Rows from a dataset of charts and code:
---*---
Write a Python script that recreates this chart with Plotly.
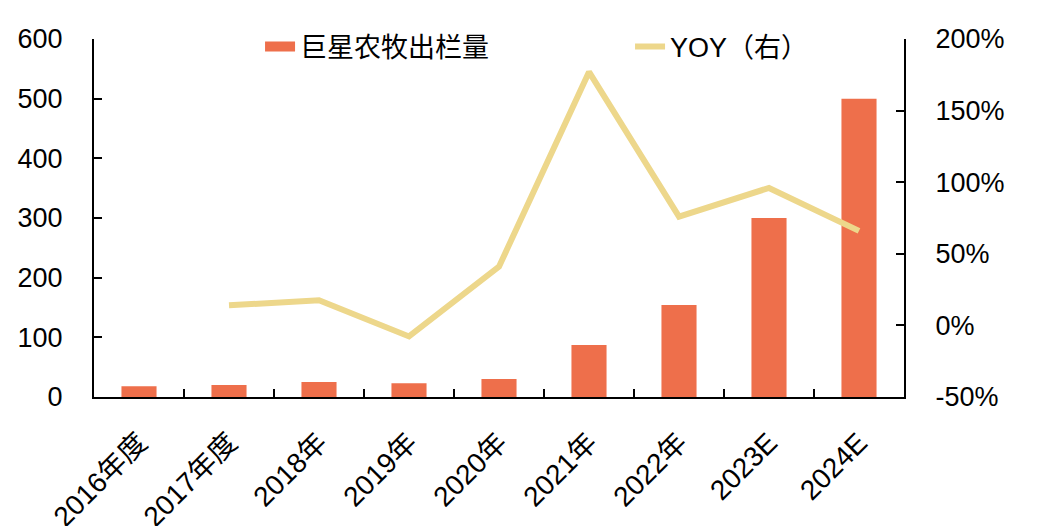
import plotly.graph_objects as go

categories = ["2016年度", "2017年度", "2018年", "2019年", "2020年", "2021年", "2022年", "2023E", "2024E"]
volume = [18, 20, 25, 23, 30, 87, 154, 300, 500]
yoy = [None, 14, 17.5, -7.7, 41, 177, 76, 96, 66]
yoy_ticks = [-50, 0, 50, 100, 150, 200]
yoy_ticktext = ["-50%", "0%", "50%", "100%", "150%", "200%"]

FONT = "Liberation Sans, Arial, Noto Sans CJK SC, sans-serif"
BAR_COLOR = "#EE6F4B"
LINE_COLOR = "#EDD78B"

fig = go.Figure()
fig.add_trace(go.Bar(
    x=categories, y=volume, name="巨星农牧出栏量", showlegend=False,
    marker=dict(color=BAR_COLOR, line=dict(width=0)), width=0.39, yaxis="y",
))
# legend-only entry for the bar series (wide swatch)
fig.add_trace(go.Scatter(
    x=[None], y=[None], name="巨星农牧出栏量", mode="lines",
    line=dict(color=BAR_COLOR, width=14), yaxis="y", showlegend=True,
))
fig.add_trace(go.Scatter(
    x=categories, y=yoy, name="YOY（右）", mode="lines",
    line=dict(color=LINE_COLOR, width=6), yaxis="y2", connectgaps=False,
))

fig.update_layout(
    width=1048, height=526,
    margin=dict(l=86, r=152, t=31, b=137, autoexpand=False),
    paper_bgcolor="white", plot_bgcolor="white",
    font=dict(family=FONT, size=27, color="black"),
    showlegend=True,
    legend=dict(orientation="h", x=0.205, y=0.978, xanchor="left", yanchor="middle",
                font=dict(size=27), bgcolor="rgba(0,0,0,0)",
                entrywidth=325, entrywidthmode="pixels",
                traceorder="normal"),
    xaxis=dict(
        type="category", showline=True, linecolor="black", linewidth=2,
        ticks="inside", tickson="boundaries", ticklen=8, tickcolor="black", tickwidth=2,
        tickangle=-45, tickfont=dict(size=28), showgrid=False, zeroline=False,
        automargin=False, ticklabelstandoff=16,
    ),
    yaxis=dict(
        range=[0, 600], dtick=100, showline=True, linecolor="black", linewidth=2,
        ticks="inside", ticklen=8, tickcolor="black", tickwidth=2,
        showgrid=False, zeroline=False, tickfont=dict(size=27), ticklabelstandoff=24,
        automargin=False,
    ),
    yaxis2=dict(
        range=[-50, 200], tickvals=yoy_ticks, ticktext=yoy_ticktext,
        overlaying="y", side="right",
        showline=True, linecolor="black", linewidth=2,
        ticks="inside", ticklen=8, tickcolor="black", tickwidth=2,
        showgrid=False, zeroline=False, tickfont=dict(size=27),
        ticklabelstandoff=24, automargin=False,
    ),
)

fig.write_html("out.html")
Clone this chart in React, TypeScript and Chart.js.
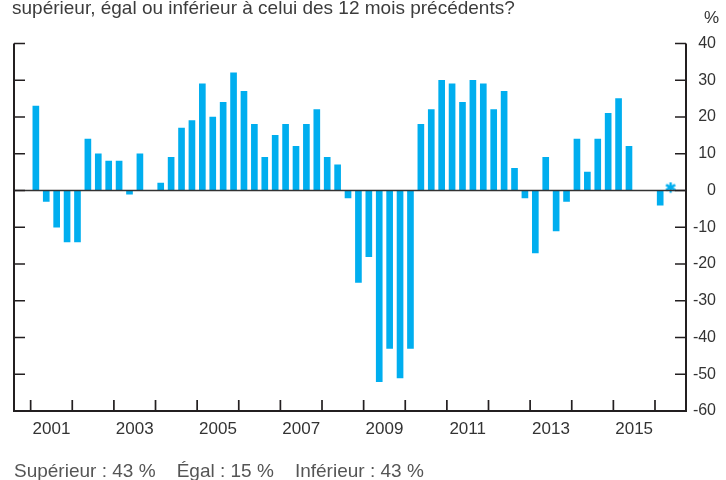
---*---
■ WRITTEN PROBLEM
Pictures are excluded; copy every other part of the records exactly.

■ FINAL RESULT
Write a Python script that recreates this chart with Plotly.
import plotly.graph_objects as go

categories = ["2016年度", "2017年度", "2018年", "2019年", "2020年", "2021年", "2022年", "2023E", "2024E"]
volume = [18, 20, 25, 23, 30, 87, 154, 300, 500]
yoy = [None, 14, 17.5, -7.7, 41, 177, 76, 96, 66]
yoy_ticks = [-50, 0, 50, 100, 150, 200]
yoy_ticktext = ["-50%", "0%", "50%", "100%", "150%", "200%"]

FONT = "Liberation Sans, Arial, Noto Sans CJK SC, sans-serif"
BAR_COLOR = "#EE6F4B"
LINE_COLOR = "#EDD78B"

fig = go.Figure()
fig.add_trace(go.Bar(
    x=categories, y=volume, name="巨星农牧出栏量", showlegend=False,
    marker=dict(color=BAR_COLOR, line=dict(width=0)), width=0.39, yaxis="y",
))
# legend-only entry for the bar series (wide swatch)
fig.add_trace(go.Scatter(
    x=[None], y=[None], name="巨星农牧出栏量", mode="lines",
    line=dict(color=BAR_COLOR, width=14), yaxis="y", showlegend=True,
))
fig.add_trace(go.Scatter(
    x=categories, y=yoy, name="YOY（右）", mode="lines",
    line=dict(color=LINE_COLOR, width=6), yaxis="y2", connectgaps=False,
))

fig.update_layout(
    width=1048, height=526,
    margin=dict(l=86, r=152, t=31, b=137, autoexpand=False),
    paper_bgcolor="white", plot_bgcolor="white",
    font=dict(family=FONT, size=27, color="black"),
    showlegend=True,
    legend=dict(orientation="h", x=0.205, y=0.978, xanchor="left", yanchor="middle",
                font=dict(size=27), bgcolor="rgba(0,0,0,0)",
                entrywidth=325, entrywidthmode="pixels",
                traceorder="normal"),
    xaxis=dict(
        type="category", showline=True, linecolor="black", linewidth=2,
        ticks="inside", tickson="boundaries", ticklen=8, tickcolor="black", tickwidth=2,
        tickangle=-45, tickfont=dict(size=28), showgrid=False, zeroline=False,
        automargin=False, ticklabelstandoff=16,
    ),
    yaxis=dict(
        range=[0, 600], dtick=100, showline=True, linecolor="black", linewidth=2,
        ticks="inside", ticklen=8, tickcolor="black", tickwidth=2,
        showgrid=False, zeroline=False, tickfont=dict(size=27), ticklabelstandoff=24,
        automargin=False,
    ),
    yaxis2=dict(
        range=[-50, 200], tickvals=yoy_ticks, ticktext=yoy_ticktext,
        overlaying="y", side="right",
        showline=True, linecolor="black", linewidth=2,
        ticks="inside", ticklen=8, tickcolor="black", tickwidth=2,
        showgrid=False, zeroline=False, tickfont=dict(size=27),
        ticklabelstandoff=24, automargin=False,
    ),
)

fig.write_html("out.html")
Clone this chart in React, TypeScript and Chart.js.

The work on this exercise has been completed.